*Data:*
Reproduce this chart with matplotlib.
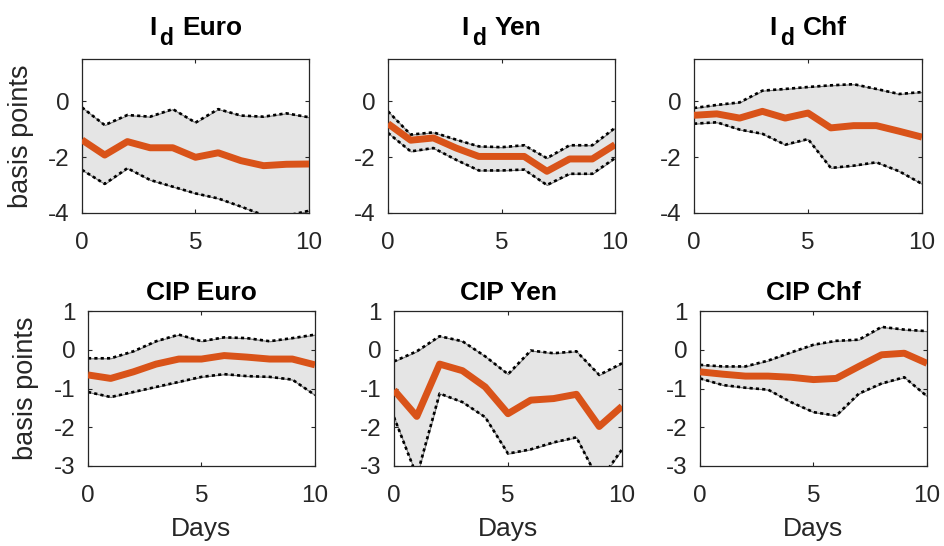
import matplotlib
matplotlib.use("Agg")
import matplotlib.pyplot as plt
import numpy as np

plt.rcParams['font.family'] = ['Liberation Sans', 'DejaVu Sans']
plt.rcParams['axes.unicode_minus'] = False

days = list(range(11))

title_main = ['I', 'I', 'I', 'CIP Euro', 'CIP Yen', 'CIP Chf']
title_sub = ['d', 'd', 'd', '', '', '']
title_rest = ['Euro', 'Yen', 'Chf', '', '', '']

# median responses
id_euro_med = [-1.39, -1.93, -1.45, -1.67, -1.67, -2.01, -1.85, -2.13, -2.31, -2.26, -2.25]
id_yen_med = [-0.81, -1.40, -1.32, -1.68, -1.98, -1.98, -1.98, -2.51, -2.07, -2.07, -1.56]
id_chf_med = [-0.51, -0.46, -0.61, -0.37, -0.61, -0.43, -0.96, -0.88, -0.88, -1.08, -1.29]
cip_euro_med = [-0.65, -0.74, -0.57, -0.37, -0.24, -0.24, -0.15, -0.19, -0.24, -0.24, -0.39]
cip_yen_med = [-1.04, -1.72, -0.37, -0.54, -0.96, -1.65, -1.30, -1.26, -1.15, -1.98, -1.46]
cip_chf_med = [-0.57, -0.63, -0.68, -0.68, -0.71, -0.77, -0.74, -0.43, -0.13, -0.09, -0.35]

# upper bands
id_euro_up = [-0.23, -0.86, -0.50, -0.56, -0.29, -0.77, -0.29, -0.52, -0.56, -0.44, -0.58]
id_yen_up = [-0.37, -1.20, -1.12, -1.38, -1.62, -1.65, -1.58, -2.04, -1.58, -1.58, -0.96]
id_chf_up = [-0.25, -0.14, -0.05, 0.37, 0.43, 0.50, 0.56, 0.60, 0.43, 0.25, 0.32]
cip_euro_up = [-0.22, -0.22, -0.04, 0.22, 0.39, 0.22, 0.32, 0.30, 0.22, 0.30, 0.39]
cip_yen_up = [-0.30, -0.04, 0.35, 0.22, -0.17, -0.63, -0.02, -0.09, -0.04, -0.65, -0.35]
cip_chf_up = [-0.39, -0.43, -0.43, -0.28, -0.07, 0.13, 0.23, 0.26, 0.59, 0.52, 0.48]

# lower bands
id_euro_lo = [-2.46, -2.96, -2.40, -2.82, -3.06, -3.30, -3.48, -3.77, -4.08, -4.10, -3.92]
id_yen_lo = [-1.14, -1.80, -1.68, -2.10, -2.48, -2.48, -2.45, -3.00, -2.60, -2.60, -2.04]
id_chf_lo = [-0.81, -0.76, -1.02, -1.17, -1.56, -1.36, -2.39, -2.31, -2.19, -2.51, -2.96]
cip_euro_lo = [-1.09, -1.22, -1.09, -0.96, -0.83, -0.70, -0.63, -0.68, -0.70, -0.77, -1.17]
cip_yen_lo = [-1.74, -3.26, -1.13, -1.35, -1.74, -2.68, -2.57, -2.39, -2.26, -3.40, -2.57]
cip_chf_lo = [-0.74, -0.91, -0.98, -1.03, -1.35, -1.61, -1.70, -1.13, -0.87, -0.71, -1.20]

meds = [id_euro_med, id_yen_med, id_chf_med, cip_euro_med, cip_yen_med, cip_chf_med]
ups = [id_euro_up, id_yen_up, id_chf_up, cip_euro_up, cip_yen_up, cip_chf_up]
los = [id_euro_lo, id_yen_lo, id_chf_lo, cip_euro_lo, cip_yen_lo, cip_chf_lo]

top_yticks = [-4, -2, 0]
bot_yticks = [-3, -2, -1, 0, 1]
xticks = [0, 5, 10]

W, H = 945, 546
fig = plt.figure(figsize=(W / 100, H / 100), dpi=100)

# pixel boxes: left, top, width, height
boxes = [(82, 59, 227, 154), (388, 59, 227, 154), (694, 59, 228, 154),
         (88, 311, 227, 155), (394, 311, 228, 155), (700, 311, 227, 155)]

axcol = '#262626'
orange = '#D95319'
TFS = 19
SUBFS = 16.5

title_groups = []
for i in range(6):
    l, t, w, h = boxes[i]
    ax = fig.add_axes([l / W, (H - t - h) / H, w / W, h / H])
    x = np.array(days)
    lo = np.array(los[i]); up = np.array(ups[i]); md = np.array(meds[i])
    ax.fill_between(x, lo, up, facecolor='#E5E5E5', edgecolor='#7a7a7a', linewidth=0.8, zorder=1)
    ax.plot(x, up, color='black', linestyle=(0, (1.2, 1.2)), linewidth=1.9, zorder=2)
    ax.plot(x, lo, color='black', linestyle=(0, (1.2, 1.2)), linewidth=1.9, zorder=2)
    ax.plot(x, md, color=orange, linewidth=5, solid_capstyle='butt', zorder=3)
    ax.set_xlim(0, 10)
    ax.set_xticks(xticks)
    if i < 3:
        ax.set_ylim(-4, 1.5)
        ax.set_yticks(top_yticks)
    else:
        ax.set_ylim(-3, 1)
        ax.set_yticks(bot_yticks)
        ax.set_xlabel('Days', fontsize=19, color=axcol, labelpad=7)
    ax.tick_params(direction='in', top=True, right=True, length=3, width=0.8,
                   labelsize=17.5, colors=axcol, labelcolor=axcol)
    ax.tick_params(axis='x', pad=14)
    ax.tick_params(axis='y', pad=9)
    for s in ax.spines.values():
        s.set_color(axcol)
        s.set_linewidth(0.9)
    if i % 3 == 0:
        ax.set_ylabel('basis points', fontsize=19.5, color=axcol)
        ax.yaxis.set_label_coords((34 - l) / w if i == 0 else (39 - l) / w, 0.5)

    # title (with subscript for the top row)
    if title_sub[i]:
        base = 24
        t1 = ax.annotate(title_main[i], xy=(0.5, 1), xycoords='axes fraction',
                         xytext=(0, base), textcoords='offset pixels',
                         ha='left', va='baseline', fontsize=TFS, fontweight='bold', color='black')
        t2 = ax.annotate(title_sub[i], xy=(1, 0), xycoords=t1,
                         xytext=(3, -10), textcoords='offset pixels',
                         ha='left', va='bottom', fontsize=SUBFS, fontweight='bold', color='black')
        t3 = ax.annotate(title_rest[i], xy=(1, 0), xycoords=(t2, t1),
                         xytext=(9, 0), textcoords='offset pixels',
                         ha='left', va='bottom', fontsize=TFS, fontweight='bold', color='black')
        title_groups.append((ax, t1, t2, t3, base))
    else:
        ax.set_title(title_main[i], fontsize=TFS, fontweight='bold', pad=8)

# center the composed titles over their axes
fig.canvas.draw()
r = fig.canvas.get_renderer()
for ax, t1, t2, t3, base in title_groups:
    exts = [tt.get_window_extent(r) for tt in (t1, t2, t3)]
    x0 = min(e.x0 for e in exts)
    x1 = max(e.x1 for e in exts)
    axb = ax.get_window_extent(r)
    cx = (axb.x0 + axb.x1) / 2
    shift = cx - (x0 + x1) / 2
    t1.xyann = (t1.xyann[0] + shift, base)

fig.savefig('out.png', dpi=100)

*Task to complete:* Omit the pictures, then repeat exactly each line from the beginning of the listing through the line with "title_rest = ['Euro', 'Yen', 'Chf', '', '', '']".

*Reply:*
Reproduce this chart with matplotlib.
import matplotlib
matplotlib.use("Agg")
import matplotlib.pyplot as plt
import numpy as np

plt.rcParams['font.family'] = ['Liberation Sans', 'DejaVu Sans']
plt.rcParams['axes.unicode_minus'] = False

days = list(range(11))

title_main = ['I', 'I', 'I', 'CIP Euro', 'CIP Yen', 'CIP Chf']
title_sub = ['d', 'd', 'd', '', '', '']
title_rest = ['Euro', 'Yen', 'Chf', '', '', '']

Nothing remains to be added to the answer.